EUR/USD is down by 7 pips (-0.07%) to 1.0925, EUR/GBP is up by 31 pips (+0.44%) to 0.7145, EUR/CAD is up by 43 pips (+0.32%) to 1.3650
The Swissy was pretty strong too, even managing to hold out against the Greenback. The main catalyst was most likely the Swiss trade balance, which had a surprisingly better-than-expected reading–good news for the export-driven Swiss economy. This marks the second consecutive month of increases in trade surplus after taking a dip back in February.

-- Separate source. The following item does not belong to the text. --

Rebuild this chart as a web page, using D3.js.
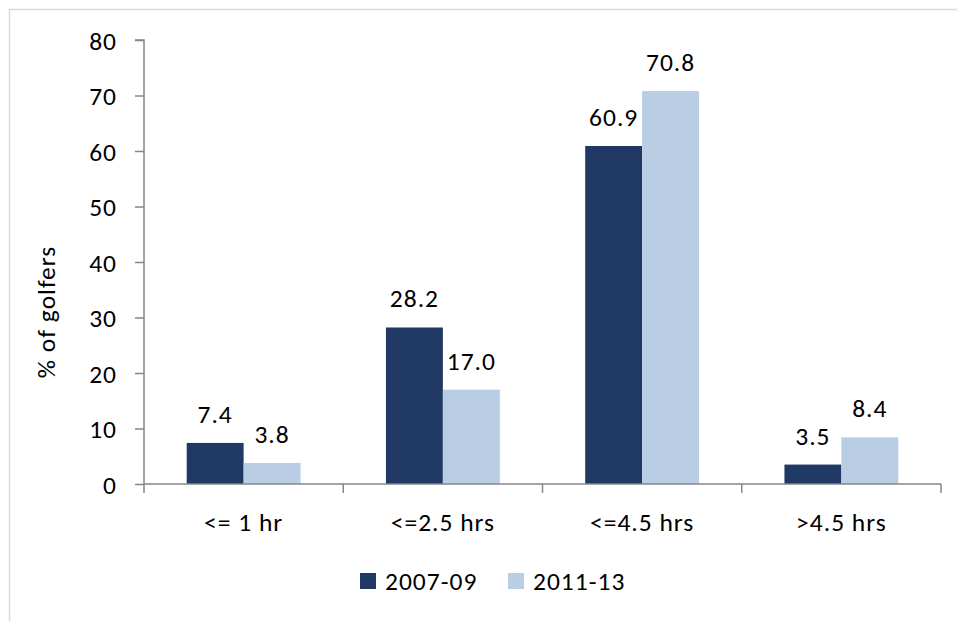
<!DOCTYPE html>
<html>
<head>
<meta charset="utf-8">
<script src="https://cdn.jsdelivr.net/npm/d3@7"></script>
<style>
  html, body { margin: 0; padding: 0; background: #fff; }
  svg text { font-family: Carlito, Calibri, Lato, "Open Sans", sans-serif; fill: #000; letter-spacing: 1px; }
</style>
</head>
<body>
<svg id="chart" width="957" height="621"></svg>
<script>
// Time spent per round, share of golfers by period
const categories = ["<= 1 hr", "<=2.5 hrs", "<=4.5 hrs", ">4.5 hrs"];
const seriesNames = ["2007-09", "2011-13"];
const values2007 = [7.4, 28.2, 60.9, 3.5];
const values2011 = [3.8, 17.0, 70.8, 8.4];
const yTicks = [0, 10, 20, 30, 40, 50, 60, 70, 80];
const colors = ["#203864", "#B9CDE5"];

const series = [values2007, values2011];
const svg = d3.select("#chart");
const fontSize = 25.5;

// outer chart frame
svg.append("rect")
  .attr("x", 9.5).attr("y", 9.5)
  .attr("width", 1000).attr("height", 1000)
  .attr("fill", "none").attr("stroke", "#D9D9D9").attr("stroke-width", 1.5);

const plot = { left: 144, right: 941, top: 40, bottom: 484 };

const x = d3.scaleBand().domain(categories).range([plot.left, plot.right]).paddingInner(0).paddingOuter(0);
const inner = d3.scaleBand().domain(d3.range(series.length)).range([0, x.bandwidth()]).paddingOuter(0.75).paddingInner(0);
const y = d3.scaleLinear().domain([0, 80]).range([plot.bottom, plot.top]);

// bars
series.forEach((vals, si) => {
  svg.append("g").selectAll("rect").data(vals).join("rect")
    .attr("x", (d, i) => x(categories[i]) + inner(si))
    .attr("y", d => y(d))
    .attr("width", inner.bandwidth())
    .attr("height", d => y(0) - y(d))
    .attr("fill", colors[si]);

  svg.append("g").selectAll("text").data(vals).join("text")
    .attr("x", (d, i) => x(categories[i]) + inner(si) + inner.bandwidth() / 2)
    .attr("y", d => y(d) - 20)
    .attr("text-anchor", "middle")
    .attr("font-size", fontSize)
    .text(d => d.toFixed(1));
});

// y axis
const yAxis = d3.axisLeft(y).tickValues(yTicks).tickSize(9).tickPadding(18);
const gy = svg.append("g").attr("transform", `translate(${plot.left},0)`).call(yAxis);
gy.selectAll("path, line").attr("stroke", "#868686").attr("stroke-width", 1.5);
gy.select(".domain").attr("d", `M-9,${plot.top}H0V${plot.bottom}`);
gy.selectAll("text").attr("font-size", fontSize).attr("font-family", null).attr("dy", "0.36em");

// x axis with boundary ticks
const gx = svg.append("g").attr("transform", `translate(0,${plot.bottom})`);
gx.append("line").attr("x1", plot.left).attr("x2", plot.right).attr("stroke", "#868686").attr("stroke-width", 1.5);
const bounds = categories.map(c => x(c)).concat([plot.right]);
gx.selectAll("line.tick").data(bounds).join("line")
  .attr("class", "tick")
  .attr("x1", d => d).attr("x2", d => d).attr("y1", 0).attr("y2", 9)
  .attr("stroke", "#868686").attr("stroke-width", 1.5);
gx.selectAll("text").data(categories).join("text")
  .attr("x", d => x(d) + x.bandwidth() / 2)
  .attr("y", 47)
  .attr("text-anchor", "middle")
  .attr("font-size", fontSize)
  .text(d => d);

// y axis title
svg.append("text")
  .attr("transform", `translate(55,312) rotate(-90)`)
  .attr("text-anchor", "middle")
  .attr("font-size", fontSize)
  .text("% of golfers");

// legend
const legend = svg.append("g").attr("transform", "translate(360,581)");
const legendX = [0, 148];
seriesNames.forEach((name, i) => {
  legend.append("rect").attr("x", legendX[i]).attr("y", -8).attr("width", 16).attr("height", 16).attr("fill", colors[i]);
  legend.append("text").attr("x", legendX[i] + 25).attr("y", 0).attr("dy", "0.36em")
    .attr("font-size", fontSize).text(name);
});
</script>
</body>
</html>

USD/CHF is up by 4 pips (+0.04%) to 0.9464, NZD/CHF is down by 61 pips (-0.88%) to 0.6802, GBP/CHF is down by 70 pips (-0.48%) to 1.4470
And for the Aussie, there wasn’t really any new direct catalysts, but it showed severe weakness during the session, continuing the downward slide that started when Australian private capital expenditure posted a surprisingly worse-than-expected read during the Asian session.
AUD/USD is down by 43 pips (-0.55%) to 0.7651, AUD/JPY is down by 23 pips (-0.24%) to 94.95, AUD/CHF is down by 38 pips (-0.52%) to 0.7241
The upcoming afternoon London/morning U.S. session has mid-tier and low-tier data points for the Greenback and the Loonie lined-up in its forex calendar, promising a potentially exciting forex session after yesterday’s lackluster reaction to the BOC rate statement.

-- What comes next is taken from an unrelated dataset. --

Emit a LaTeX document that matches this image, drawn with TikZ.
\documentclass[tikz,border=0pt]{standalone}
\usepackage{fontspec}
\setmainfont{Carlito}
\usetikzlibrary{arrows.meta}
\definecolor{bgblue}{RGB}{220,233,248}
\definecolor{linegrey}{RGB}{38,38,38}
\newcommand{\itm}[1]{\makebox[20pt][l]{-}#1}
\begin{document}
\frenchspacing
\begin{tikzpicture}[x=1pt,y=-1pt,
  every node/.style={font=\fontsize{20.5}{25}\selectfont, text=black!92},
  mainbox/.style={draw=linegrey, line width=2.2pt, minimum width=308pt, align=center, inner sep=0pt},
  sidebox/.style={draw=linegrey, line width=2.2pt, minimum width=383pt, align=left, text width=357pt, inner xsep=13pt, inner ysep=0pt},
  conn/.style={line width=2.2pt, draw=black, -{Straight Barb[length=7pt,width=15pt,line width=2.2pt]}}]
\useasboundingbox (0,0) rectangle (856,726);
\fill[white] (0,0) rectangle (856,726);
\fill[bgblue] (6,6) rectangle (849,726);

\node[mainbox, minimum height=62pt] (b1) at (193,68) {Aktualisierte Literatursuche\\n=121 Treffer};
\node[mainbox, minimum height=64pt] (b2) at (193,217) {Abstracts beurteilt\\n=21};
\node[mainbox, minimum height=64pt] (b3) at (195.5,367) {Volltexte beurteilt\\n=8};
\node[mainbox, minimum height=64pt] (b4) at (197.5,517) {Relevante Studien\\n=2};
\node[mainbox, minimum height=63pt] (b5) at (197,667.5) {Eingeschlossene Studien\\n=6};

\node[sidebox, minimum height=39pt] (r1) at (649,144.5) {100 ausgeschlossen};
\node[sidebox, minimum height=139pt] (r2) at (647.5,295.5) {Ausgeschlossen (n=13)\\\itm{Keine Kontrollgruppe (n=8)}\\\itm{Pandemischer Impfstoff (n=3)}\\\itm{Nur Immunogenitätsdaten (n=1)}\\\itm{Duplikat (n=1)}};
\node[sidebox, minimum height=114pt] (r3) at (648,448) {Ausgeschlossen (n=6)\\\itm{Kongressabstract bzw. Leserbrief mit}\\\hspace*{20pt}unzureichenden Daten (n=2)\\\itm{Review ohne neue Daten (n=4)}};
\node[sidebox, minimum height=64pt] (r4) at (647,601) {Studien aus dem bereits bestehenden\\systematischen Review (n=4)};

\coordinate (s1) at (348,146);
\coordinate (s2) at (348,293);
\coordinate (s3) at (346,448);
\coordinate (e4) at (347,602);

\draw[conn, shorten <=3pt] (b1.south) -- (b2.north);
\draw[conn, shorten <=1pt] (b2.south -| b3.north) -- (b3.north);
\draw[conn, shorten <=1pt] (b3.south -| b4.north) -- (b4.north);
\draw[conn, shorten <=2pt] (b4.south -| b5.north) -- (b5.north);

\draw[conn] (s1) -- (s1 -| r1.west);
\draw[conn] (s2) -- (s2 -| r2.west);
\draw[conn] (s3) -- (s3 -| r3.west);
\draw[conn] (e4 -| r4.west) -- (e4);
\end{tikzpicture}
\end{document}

The forex session may start with a bang (or not) when the Canadian raw materials price index (1.6% expected, -0.9% previous), Canadian current account (-18.6B expected -13.9B previous), and U.S. jobless claims (270K expected, 274K previous) are released at 1:30 pm GMT.
Forex traders should watch out for the Canadian raw materials price index since this leading indicator for inflation is expected to show an improvement. Do recall that the BOC was slightly more dovish yesterday, so Loonie bulls are most likely keeping a close eye on this one.
Next, U.S. pending home sales m/m (0.9% expected, 1.1% previous) is scheduled for release at 3:00 pm GMT. This is a leading indicator for the housing market and is therefore quite important since the housing sector is usually closely linked with other sectors/industries such as construction and finance. This indicator is expected to decline, so Greenback bulls should watch out.
Lastly, U.S. crude oil inventories (-1.5M expected, -2.7M previous) will be released at 4:00 pm GMT. For newbies out there, this economic data point tends to affect the Loonie more than the Greenback because Canada is a major producer of oil. On that note, stay frosty!